Phlorotannins (PTNs) reduce the radiation-induced thickening of the epidermis and dermis. (a,b) Representative images of hematoxylin and eosin (H&E) and Masson’s trichrome staining of the irradiated skin tissues; The skin area was topically treated with 0%, 0.05%, and 0.5% PTN or EGF. The skin tissues were collected 14 (a) and 21 (b) days after irradiation. (c,d) Measurement of the epidermal and dermal thickness in the skin tissues collected 14 (c) and 21 (d) days after irradiation: Data are shown as mean ± SD. (n ≥ 40).
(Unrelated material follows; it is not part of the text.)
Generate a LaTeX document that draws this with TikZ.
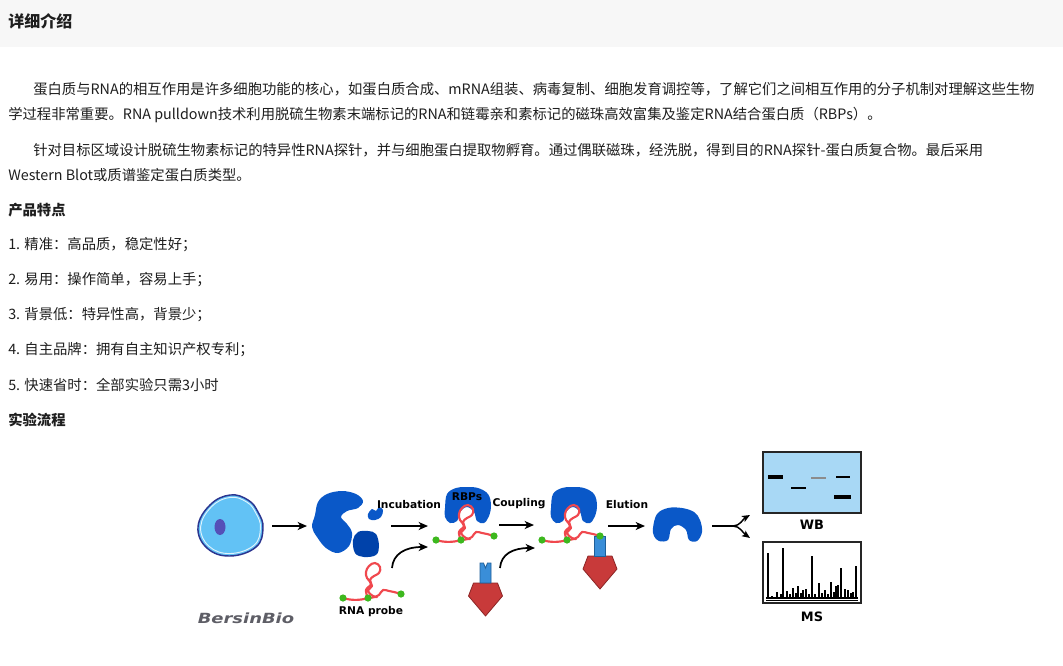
\documentclass[tikz,border=0pt]{standalone}
\usepackage{fontspec}
\usepackage{graphicx}
\setmainfont{Noto Sans CJK SC}
\newfontfamily\dvfont{DejaVu Sans}
\usetikzlibrary{arrows.meta}
\definecolor{txt}{HTML}{1E1E1E}
\definecolor{hdr}{HTML}{F7F7F7}
\definecolor{cellfill}{HTML}{62C2F5}
\definecolor{cellline}{HTML}{2B3590}
\definecolor{nucleus}{HTML}{5550B8}
\definecolor{prot}{HTML}{0A58C8}
\definecolor{protdark}{HTML}{0042AA}
\definecolor{rna}{HTML}{F0484E}
\definecolor{biotin}{HTML}{3DB81E}
\definecolor{bead}{HTML}{C83A3A}
\definecolor{beadline}{HTML}{8B2525}
\definecolor{stem}{HTML}{3A8ED8}
\definecolor{stemline}{HTML}{1F5F99}
\definecolor{wbfill}{HTML}{A8D8F5}
\definecolor{logo}{HTML}{5E5E66}
\tikzset{
  body/.style={anchor=west, inner sep=0pt, text=txt, font=\fontsize{10.75}{12}\selectfont},
  head/.style={body, font=\bfseries\fontsize{10.75}{12}\selectfont},
  lbl/.style={inner sep=0pt, text=black, font=\dvfont\bfseries\fontsize{8}{9}\selectfont},
  biglbl/.style={inner sep=0pt, text=black, font=\dvfont\bfseries\fontsize{9.7}{11}\selectfont},
  flow/.style={line width=1.3pt, -{Stealth[length=7pt,width=6pt,inset=2pt]}},
  rnaline/.style={draw=rna, line width=1.6pt, line cap=round, line join=round},
  dot/.style={fill=biotin},
  protein/.style={fill=prot},
}
\newcommand{\rnamotif}[2]{%
  \begin{scope}[shift={(#1,#2)}]
    \draw[rnaline] (0,0) .. controls (8,2.5) and (17,2.5) .. (25,0);
    \draw[rnaline] plot[smooth, tension=0.6] coordinates {(25,0) (32,-1) (36,-3) (40,-8) (46,-7) (51,-6) (58,-4)};
    \draw[rnaline] plot[smooth, tension=0.7] coordinates {(25,0) (23,-8) (28,-14) (24,-20) (23,-26) (26,-32) (32,-35) (37,-31) (36,-25) (31,-22) (27,-18) (29,-12) (25,-7) (30,-2) (34,-1)};
    \fill[dot] (0,0) circle (3.6);
    \fill[dot] (25,0) circle (3.6);
    \fill[dot] (58,-4) circle (3.6);
  \end{scope}}
\newcommand{\rbpblob}[1]{%
  \begin{scope}[shift={(#1,0)}]
    \fill[protein] plot[smooth cycle, tension=0.6] coordinates {(445,508) (447,494) (456,488) (466,487) (478,488) (488,494) (491,505) (489,516) (484,523) (477,521) (474,512) (467,507) (460,512) (457,521) (450,523) (445,517)};
  \end{scope}}
\newcommand{\beadshape}[3]{%
  \begin{scope}[shift={(#1,#2)}]
    \filldraw[fill=bead, draw=beadline, line width=0.6pt, line join=round] (-12,0) -- (12,0) -- (17,13) -- (0,33) -- (-17,13) -- cycle;
    \ifnum#3=1
      \filldraw[fill=stem, draw=stemline, line width=0.6pt] (-5.5,0) -- (-5.5,-20) -- (-2,-20) -- (0,-15) -- (2,-20) -- (5.5,-20) -- (5.5,0) -- cycle;
    \else
      \filldraw[fill=stem, draw=stemline, line width=0.6pt] (-5.5,0) rectangle (5.5,-20);
    \fi
  \end{scope}}
\begin{document}
\begin{tikzpicture}[x=0.75pt, y=-0.75pt]
\useasboundingbox (0,0) rectangle (1063,665);
\fill[white] (0,0) rectangle (1063,665);
% header
\fill[hdr] (0,0) rectangle (1063,47);
\node[head, font=\bfseries\fontsize{12}{14}\selectfont] (title) at (8,21) {详细介绍};
% paragraphs
\node[body] (p1a) at (33,89) {蛋白质与RNA的相互作用是许多细胞功能的核心，如蛋白质合成、mRNA组装、病毒复制、细胞发育调控等，了解它们之间相互作用的分子机制对理解这些生物};
\node[body] (p1b) at (8,115) {学过程非常重要。RNA pulldown技术利用脱硫生物素末端标记的RNA和链霉亲和素标记的磁珠高效富集及鉴定RNA结合蛋白质（RBPs）。};
\node[body] (p2a) at (33,150) {针对目标区域设计脱硫生物素标记的特异性RNA探针，并与细胞蛋白提取物孵育。通过偶联磁珠，经洗脱，得到目的RNA探针-蛋白质复合物。最后采用};
\node[body] (p2b) at (8,175) {Western Blot或质谱鉴定蛋白质类型。};
\node[head] (feat) at (8,210) {产品特点};
\node[body] (f1) at (8,245) {1. 精准：高品质，稳定性好；};
\node[body] (f2) at (8,280) {2. 易用：操作简单，容易上手；};
\node[body] (f3) at (8,315) {3. 背景低：特异性高，背景少；};
\node[body] (f4) at (8,350) {4. 自主品牌：拥有自主知识产权专利；};
\node[body] (f5) at (8,385) {5. 快速省时：全部实验只需3小时};
\node[head] (flowhead) at (8,420) {实验流程};

% ---------------- diagram ----------------
% cell
\begin{scope}[shift={(231,525)}]
  \filldraw[fill=cellfill, draw=cellline, line width=1.1pt] plot[smooth cycle, tension=0.7] coordinates {(-33,2) (-21,-20) (-1,-30) (17,-25) (27,-13) (32,3) (25,22) (-1,31) (-24,23)};
  \draw[white!80!cellfill, line width=0.7pt, scale=0.92] plot[smooth cycle, tension=0.7] coordinates {(-33,2) (-21,-20) (-1,-30) (17,-25) (27,-13) (32,3) (25,22) (-1,31) (-24,23)};
  \fill[nucleus] (-11,2) ellipse (5.5 and 8);
\end{scope}
% lysate
\fill[prot] plot[smooth cycle, tension=0.6] coordinates {(315,515) (318,502) (327,494) (342,491) (356,494) (363,501) (358,508) (347,511) (341,517) (347,524) (352,533) (349,546) (338,553) (326,548) (317,537) (312,527)};
\fill[protdark] plot[smooth cycle, tension=0.6] coordinates {(353,540) (358,532) (368,531) (376,534) (379,546) (376,555) (364,557) (355,553)};
\fill[prot] plot[smooth cycle, tension=0.6] coordinates {(368,514) (372,509) (376,511) (379,507) (383,510) (381,517) (375,520) (369,519)};
% RNA probe
\rnamotif{343}{598}
\node[lbl] (probe) at (371,612) {RNA probe};
% complex 1
\rbpblob{0}
\rnamotif{436}{540}
\node[lbl] (rbps) at (467,497) {RBPs};
% bead 1
\beadshape{485.5}{583}{1}
% complex 2
\rbpblob{106}
\beadshape{600}{556}{0}
\rnamotif{542}{540}
% eluted protein
\fill[protein] plot[smooth cycle, tension=0.6] coordinates {(653,528) (657,514) (668,508) (682,508) (694,512) (700,520) (702,532) (697,541) (689,540) (686,530) (678,525) (671,529) (668,540) (659,541) (654,536)};

% step labels
\node[lbl] (incub) at (409,505) {Incubation};
\node[lbl] (coup) at (519,504) {Coupling};
\node[lbl] (elut) at (627,505) {Elution};

% arrows
\coordinate (a1s) at (272,526); \coordinate (a1e) at (307,526);
\coordinate (a2s) at (391,526); \coordinate (a2e) at (428,526);
\coordinate (a3s) at (499,525); \coordinate (a3e) at (534,525);
\coordinate (a4s) at (608,526); \coordinate (a4e) at (645,526);
\draw[flow] (a1s) -- (a1e);
\draw[flow] (a2s) -- (a2e);
\draw[flow] (a3s) -- (a3e);
\draw[flow] (a4s) -- (a4e);
\coordinate (c1s) at (392,568); \coordinate (c1e) at (428,547);
\coordinate (c2s) at (500,568); \coordinate (c2e) at (535,548);
\draw[flow] (c1s) .. controls (393,554) and (405,547) .. (c1e);
\draw[flow] (c2s) .. controls (501,554) and (513,548) .. (c2e);
% split arrow
\coordinate (sp0) at (712,526); \coordinate (sp1) at (733,526);
\coordinate (spu) at (750,515); \coordinate (spd) at (750,538);
\draw[line width=1.3pt] (sp0) -- (sp1);
\draw[line width=1.1pt, -{Stealth[length=6pt,width=5pt,inset=1.5pt]}] (sp1) .. controls (740,526) and (743,519) .. (spu);
\draw[line width=1.1pt, -{Stealth[length=6pt,width=5pt,inset=1.5pt]}] (sp1) .. controls (740,526) and (743,533) .. (spd);

% WB
\filldraw[fill=wbfill, draw=black!85, line width=1.5pt] (763,452) rectangle (861,513);
\draw[line width=2.4pt] (768,477) -- (783,477);
\draw[line width=1.5pt] (791,488) -- (806,488);
\draw[line width=1.2pt, black!45] (811,478) -- (826,478);
\draw[line width=1.5pt] (836,477) -- (850,477);
\draw[line width=2.6pt] (834,497) -- (851,497);
\node[biglbl] (wb) at (812,525) {WB};
% MS
\filldraw[fill=white, draw=black!85, line width=1.5pt] (763,542) rectangle (861,603);
\draw[line width=1.2pt] (766,598) -- (858,598);
\draw[line width=0.5pt] (766,600.5) -- (858,600.5);
\foreach \x/\t in {768/553, 783/548, 812/556, 841/568, 856/566}
  \draw[line width=1pt] (\x,598) -- (\x,\t);
\foreach \x/\t in {772/596, 777/592, 781/594, 787/591, 790/594, 793/588, 796/593, 798/586, 801/593, 803/590, 806/589, 809/594, 815/594, 819/583, 822/593, 825/590, 828/594, 831/582, 834/592, 836/586, 838/585, 841/593, 845/589, 848/590, 851/593, 853/592}
  \draw[line width=0.8pt] (\x,598) -- (\x,\t);
\node[biglbl] (ms) at (812,617) {MS};

% logo
\node[inner sep=0pt, text=logo, font=\dvfont\bfseries\itshape\fontsize{10.5}{12}\selectfont] (logo) at (246,618) {\scalebox{1.28}[1]{BersinBio}};
\end{tikzpicture}
\end{document}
Difference was evaluated using one-way ANOVA followed by Bonferroni’s multiple comparison test. ** p < 0.01; *** p < 0.001.

Figure 5

Phlorotannins (PTNs) mitigate radiation dermatitis by modulating the NRF2 and NF-κB signaling pathways: Skin tissue samples were collected 14 and 21 days after irradiation and subjected to western blotting. (a) Western blotting revealed that PTNs further enhanced the radiation-induced increase in NRF2/HO-1 (nuclear factor erythroid 2-related factor 2/heme oxygenase-1 pathway) expression on day 14. (b) PTNs attenuated the radiation-induced activation of the NF-κB pathway and inflammasome. (c) PTNs augmented radiation-induced aquaporin 3 (AQP3) expression but suppressed γH2AX expression in the irradiated tissues. Glyceraldehyde 3-phosphate dehydrogenase (GAPDH) was used as a loading control.